The Guardian reports that cybersecurity firm Hacking Team experienced a data breach on Monday, leading to 400 GB of its documents being leaked to the Internet. Among the documents are those confirming the firm’s ability to infiltrate and monitor jailbroken iPhones for government agencies, including those of repressive regimes.
Much has been speculated before and after Edward Snowden’s release of a trove of National Security Agency (NSA) documents in 2013 about the capabilities of the United States’ agencies as well as those of allies and enemies.
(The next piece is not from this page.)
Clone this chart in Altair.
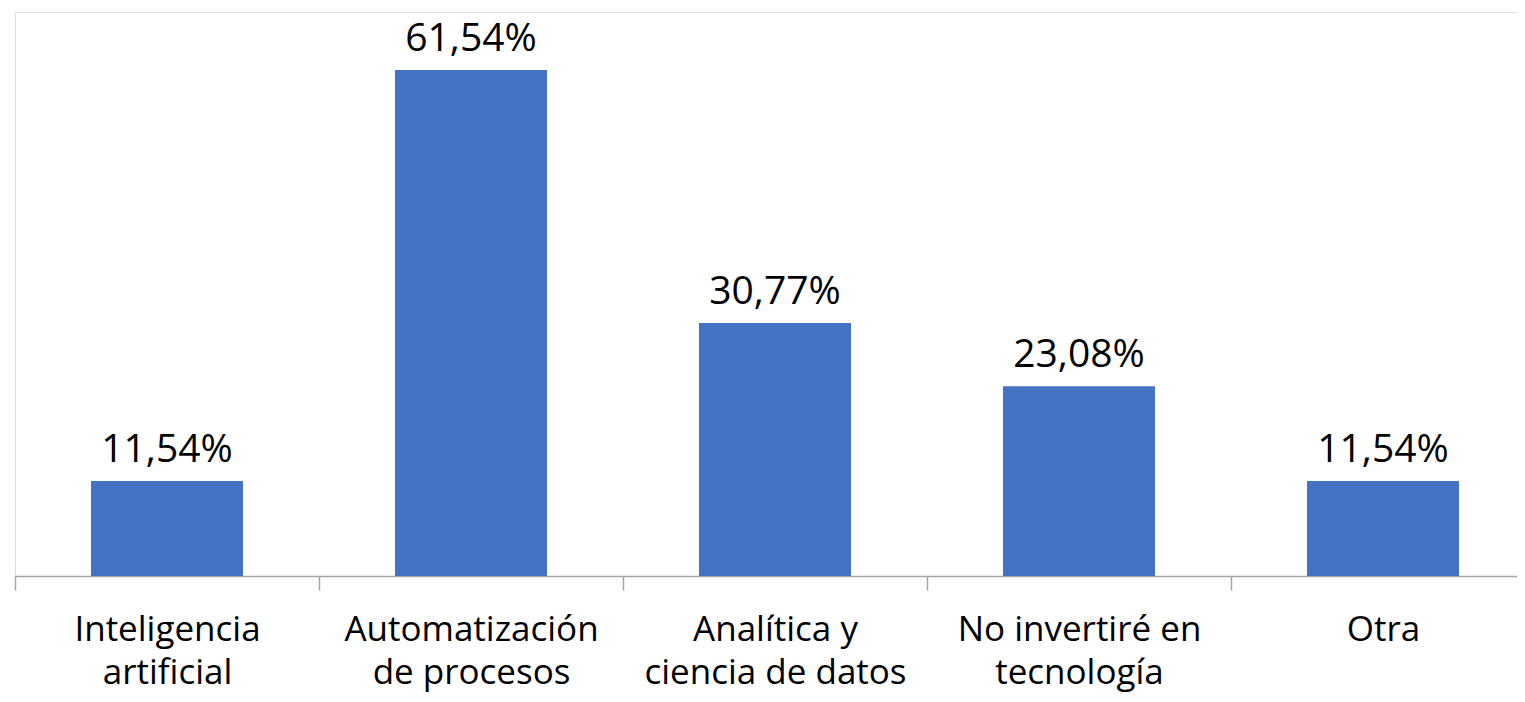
import altair as alt
import pandas as pd

categories = [
    "Inteligencia\nartificial",
    "Automatización\nde procesos",
    "Analítica y\nciencia de datos",
    "No invertiré en\ntecnología",
    "Otra",
]
values = [11.54, 61.54, 30.77, 23.08, 11.54]
labels = ["11,54%", "61,54%", "30,77%", "23,08%", "11,54%"]

df = pd.DataFrame({"cat": categories, "val": values, "lab": labels})

x = alt.X(
    "cat:N",
    sort=categories,
    title=None,
    scale=alt.Scale(paddingInner=0, paddingOuter=0, range=[0, 1520]),
    axis=alt.Axis(
        labelAngle=0,
        labelFont="Open Sans",
        labelFontSize=35,
        labelColor="#000000",
        labelLineHeight=43,
        labelPadding=22,
        labelExpr="split(datum.label, '\\n')",
        tickBand="extent",
        tickSize=14,
        tickColor="#a6a6a6",
        domainColor="#a6a6a6",
        domainWidth=1.5,
        tickWidth=1.5,
        labelLimit=400,
    ),
)
y = alt.Y("val:Q", scale=alt.Scale(domain=[0, 68.6], nice=False, zero=True), axis=None)

bars = alt.Chart(df).mark_bar(color="#4472C4", width=alt.RelativeBandSize(0.5)).encode(x=x, y=y)
text = alt.Chart(df).mark_text(
    font="Open Sans", fontSize=39, color="#000000", baseline="alphabetic", dy=-19
).encode(x=x, y=y, text="lab:N")

chart = (
    (bars + text)
    .properties(width=1502, height=564)
    .configure_view(strokeWidth=0, stroke="transparent")
    .configure(
        autosize=alt.AutoSizeParams(type="none"),
        padding={"left": 7, "top": 4, "right": 0, "bottom": 118},
        background="#ffffff",
    )
)

chart.save("out.html", embed_options={"renderer": "svg", "actions": False})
The Hacking Team dump reveals quite a bit more about the routine functions of third-party suppliers into that ecosystem, including specifically enumerated capabilities.
iOS users should therefore take note that the long-running concern that jailbroken iPhones and iPads were susceptible to vulnerabilities that could include access by so-called state actors appears to be confirmed by the data breach.
While the Hacking Team’s software requires a jailbroken iPhone, the firm also has the ability to jailbreak a standard iPhone and infect the newly jailbroken device via a malware-infected trusted computer the iPhone syncs with.
The firm’s pricing list notes that hacking an iOS device costs €50,000 ($55,242), and includes monitoring of Skype, WhatsApp and Viber chats, location, contacts and lists of calls. Again, this does reuire a jailbroken device.
MacRumors notes Hacking Team uses a legitimate Apple enterprise signing certificate, such as that used by corporations to install software on an employee’s device, to bypass iOS app installation procedures. The firm also has the ability to create a malicious Newsstand app that could monitor keystrokes and other activity on the infected device.
In 2014, researchers working independently of each other at Kaspersky Labs and Citizen Labs reported they had discovered components of Hacking Team’s tools, and described how they were being used by government agencies to steal data from mobile devices.